Do I think abusing Ritalin is worse that abusing Coke or fritos--possibly, because while the impacts of bad food on the body are predictable, the way people respond to Ritalin is less so (kids with ADHD and ADD put on the drug have all different kinds of responses, from becoming more beligerent to becoming like zombies) and some impacts (for example, GI disruption) may not be easy to connect to the drug. But by and large, no. But that doesn't mean I think people that care about kids shouldn't be concerned about them drinking too much Coke or eating too many fritos, or that parents shouldn't be aware of these behaviors as a potential issue/problem. I don't think any of the handwringing over child ritalin abuse has any policy significance, but that doesn't mean parents shouldn't give some attention to these issues.

Posted by: flip | Apr 22, 2005 4:46:15 PM

Sorry about that. Computer acting wierd. All really stupid things I may have written should also be blamed on said computer.
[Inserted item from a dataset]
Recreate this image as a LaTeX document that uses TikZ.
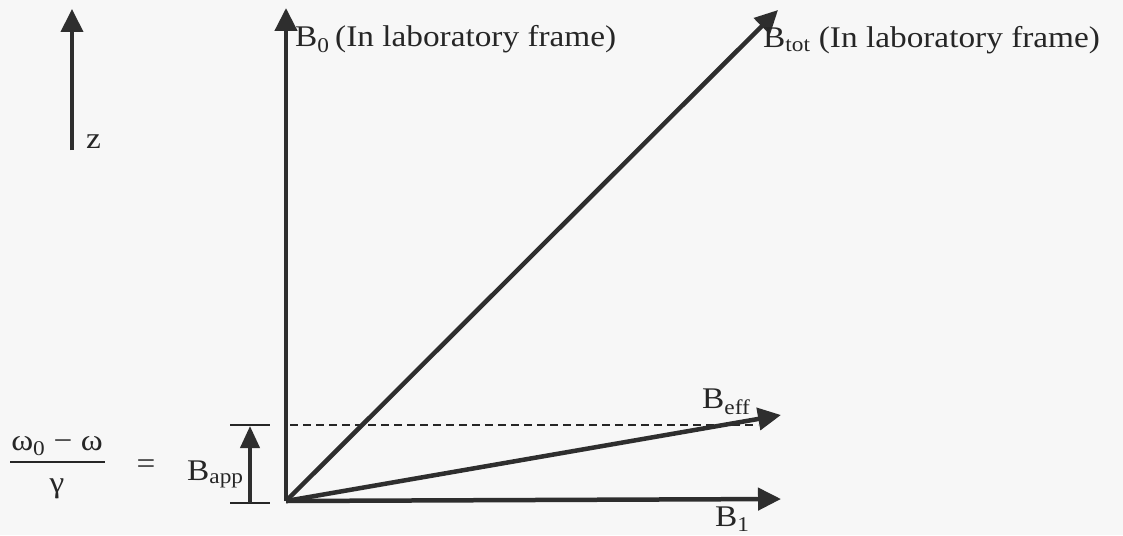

Posted by: flip | Apr 22, 2005 4:47:14 PM

Keep in mind that Adderal is amphetamine and Desoxyn is methamphetamine. The big difference is that the prescriptions are issued in controlled, known doses (which are certainly taken in larger-than-prescribed amounts at times). But these doses are clean, free of toxic additives or contaminants found in street drugs. Moreover, the form in which these drugs are issued make them less susceptible to being injected IV or being smoked (or even snorted), as the high-quality street meth is almost 100% pure. Although these drugs can clearly be dangerous if taken in higher-than-recommended doses or ingested in other-than-oral ways, I think that people who have access to these medications legally are less likely to seek out street doses.

Posted by: Anonymous | Apr 22, 2005 5:53:35 PM

Erowid describes the chemical similarities between these drugs and other amphetamines and methamphetamines. Same family. I don't disagree with Matt that these are probably not the kinds of really dangerous drugs worthy of intense government scrutiny, but they are not on the same level as caffeine and fat.

Posted by: Joseph Hovsep | Apr 22, 2005 6:25:11 PM

(1) Ritalin and similar agents are well known to occasionally cause seizures, mania, and cerebral vasculitis, to name the worst. At least one kid suffered cardiopulmonary arrest and anoxic brain injury after snorting crushed tablets. But most overdoses in kids cause not-too-severe tachycardia, insomnia, agitation, and/or rash. Worth the risk? We report, you decide.

(2) Anonymous is right. While synthetic psychotropics can be dangerous -- after all, we're pretty amateurish in our understanding of how the brain responds to manipulation -- at least they're not likely to be mixed with toxins or rat feces...

Posted by: tinman | Apr 22, 2005 7:39:28 PM

flip posted above in part:

But some of the above comments refer to Ritalin as a "study" drug--If kids need to rely on Ritalin to reach the expected level of performance, that may mean they aren't being taught to deal with stress and manage time properly, or the expectations of their performance are unreasonably high. Neither of these is a good or socially beneficial situation.


This is a little simplistic, if Ritalin helps kids reach expected levels of performance, lazy kids will be tempted to use Ritalin even if they could also reach the expected level by working hard. And of course kids are generally evaluated at least in part by how well they do compared to their peers (grading on the curve) which leads to competitive pressure to use Ritalin.